Dr. Edoardo Albisetti

Three-dimensional grayscale control of magnetism and superconductivity via phase nanoengineering

Searching for new methodologies for tailoring the physical properties of materials at the nanoscale is of crucial importance both for the discovery of new phenomena, and for harnessing their potential in applications. Here, we discuss the direct control of the physical properties of condensed matter systems using highly localized heating from a nanoscopic probe and focused light [1-5], for producing controlled phase changes, which in turn lead to finely tunable magnetic, electronic and optical properties. In this framework, we discuss applications in the fields of nanomagnetism, magnonics and nanoelectronics with quantum materials.

1) Spin textures in metallic magnetic films, such as magnetic domain walls and skyrmions, are extremely promising to build unconventional computing systems.

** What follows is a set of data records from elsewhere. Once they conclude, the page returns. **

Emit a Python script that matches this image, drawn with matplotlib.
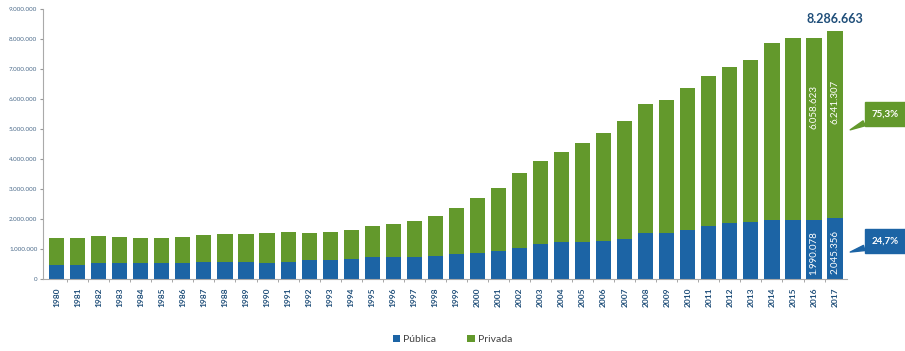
import numpy as np
import matplotlib
matplotlib.use("Agg")
import matplotlib.pyplot as plt
from matplotlib.ticker import FuncFormatter, MultipleLocator

plt.rcParams["font.family"] = ["Lato", "DejaVu Sans"]

years = list(range(1980, 2018))
publica = [467000, 490000, 543000, 530000, 530000, 530000, 530000, 587000, 587000, 587000,
           530000, 587000, 633000, 633000, 677000, 743000, 743000, 743000, 787000, 833000,
           877000, 953000, 1053000, 1187000, 1233000, 1233000, 1267000, 1333000, 1543000, 1543000,
           1643000, 1767000, 1887000, 1920000, 1977000, 1977000, 1990078, 2045356]
total = [1366000, 1366000, 1433000, 1420000, 1367000, 1367000, 1420000, 1477000, 1520000, 1520000,
         1543000, 1567000, 1543000, 1567000, 1653000, 1787000, 1843000, 1933000, 2120000, 2367000,
         2710000, 3043000, 3543000, 3953000, 4243000, 4553000, 4867000, 5287000, 5843000, 5977000,
         6387000, 6767000, 7087000, 7310000, 7867000, 8053000, 8048701, 8286663]
privada = [t - p for t, p in zip(total, publica)]
share_labels = ["24,7%", "75,3%"]

blue = "#1c64a5"
green = "#63992c"
navy = "#1f4e79"

fig = plt.figure(figsize=(9.05, 3.51), dpi=100)
ax = fig.add_axes([0.0475, 0.204, 0.888, 0.770])

x = np.arange(len(years))
ax.bar(x, publica, width=0.72, color=blue, label="Pública")
ax.bar(x, privada, width=0.72, bottom=publica, color=green, label="Privada")

ax.set_xlim(-0.65, len(years) - 0.45)
ax.set_ylim(0, 9000000)
ax.yaxis.set_major_locator(MultipleLocator(1000000))
ax.yaxis.set_major_formatter(FuncFormatter(lambda v, _: f"{int(v):,}".replace(",", ".")))
ax.tick_params(axis="y", labelsize=4.5, labelcolor="#4a6a8a", length=2, color="#999999", pad=2)

ax.set_xticks(x)
ax.set_xticklabels([str(y) for y in years], rotation=90, fontsize=6, fontweight="bold", color=navy)
ax.set_xticks(x[:-1] + 0.5, minor=True)
ax.tick_params(axis="x", which="major", length=0, pad=6)
ax.tick_params(axis="x", which="minor", length=2, color="#999999")

for s in ["top", "right"]:
    ax.spines[s].set_visible(False)
for s in ["left", "bottom"]:
    ax.spines[s].set_color("#aaaaaa")
    ax.spines[s].set_linewidth(0.8)

# values inside the last two bars
for i in (len(years) - 2, len(years) - 1):
    ax.text(x[i], publica[i] / 2 - 120000, f"{publica[i]:,}".replace(",", "."), rotation=90,
            ha="center", va="center", color="white", fontsize=7)
    ax.text(x[i], publica[i] + privada[i] * 0.62, f"{privada[i]:,}".replace(",", "."), rotation=90,
            ha="center", va="center", color="white", fontsize=7)

ax.text(x[-1], total[-1] + 180000, f"{total[-1]:,}".replace(",", "."), ha="center", va="bottom",
        fontsize=9, fontweight="bold", color=navy)

# callouts
for label, tip_y, text_y, col in [(share_labels[1], 4980000, 5510000, green),
                                  (share_labels[0], 910000, 1280000, blue)]:
    ax.annotate(label, xy=(x[-1] + 0.72, tip_y), xytext=(x[-1] + 2.4, text_y),
                ha="center", va="center", color="white", fontsize=7, fontweight="bold",
                bbox=dict(boxstyle="square,pad=0.75", fc=col, ec=col),
                arrowprops=dict(arrowstyle="wedge,tail_width=0.55,shrink_factor=0.5", fc=col, ec=col,
                                relpos=(0.2, 0.15), shrinkA=0, shrinkB=0),
                annotation_clip=False)

fig.legend(loc="center", bbox_to_anchor=(0.5, 0.032), ncol=2, frameon=False, fontsize=7.5,
           handlelength=0.7, handleheight=0.7, handletextpad=0.3, columnspacing=3.0,
           labelcolor="#404040")

fig.savefig("out.png", dpi=100)
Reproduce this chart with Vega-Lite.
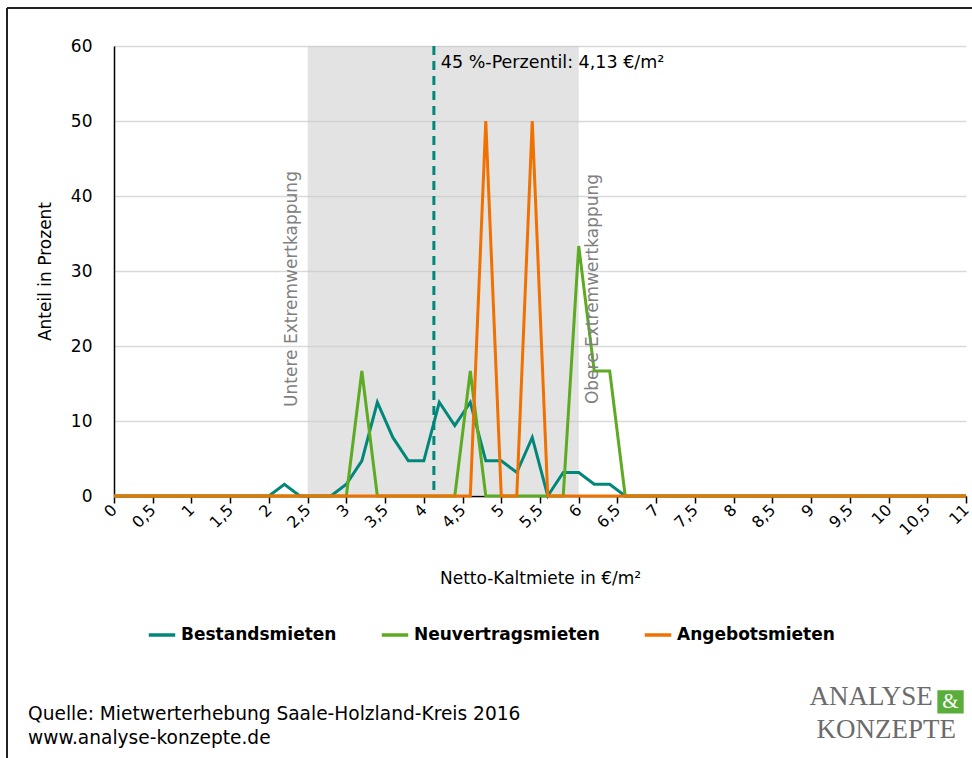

We create reversible, grayscale magnetic energy landscapes, demonstrating novel magnetization states such as “Moiré spin textures”, and storing stable and “invisible” magnetic information within the material.
2) Ferrimagnetic insulating garnets such as Yttrium Iron Garnet (YIG) are key across spintronics and photonics, due to their exceptional magnetic and magneto-optical properties. We show that by irradiating single-crystal YIG films with a focused UV laser, we drive a giant enhancement of the magnetic anisotropy, with three-dimensional capability. We demonstrate a fine tuning of the spin-wave band structure, realizing proof-of-principle 3D magnonic devices.
3) Lastly, we demonstrate the local tuning of the superconducting properties of the High-Temperature Superconductor YBCO. Cryogenic transport measurements show locally tunable critical temperature and current density, paving the way to direct-write superconducting circuitry.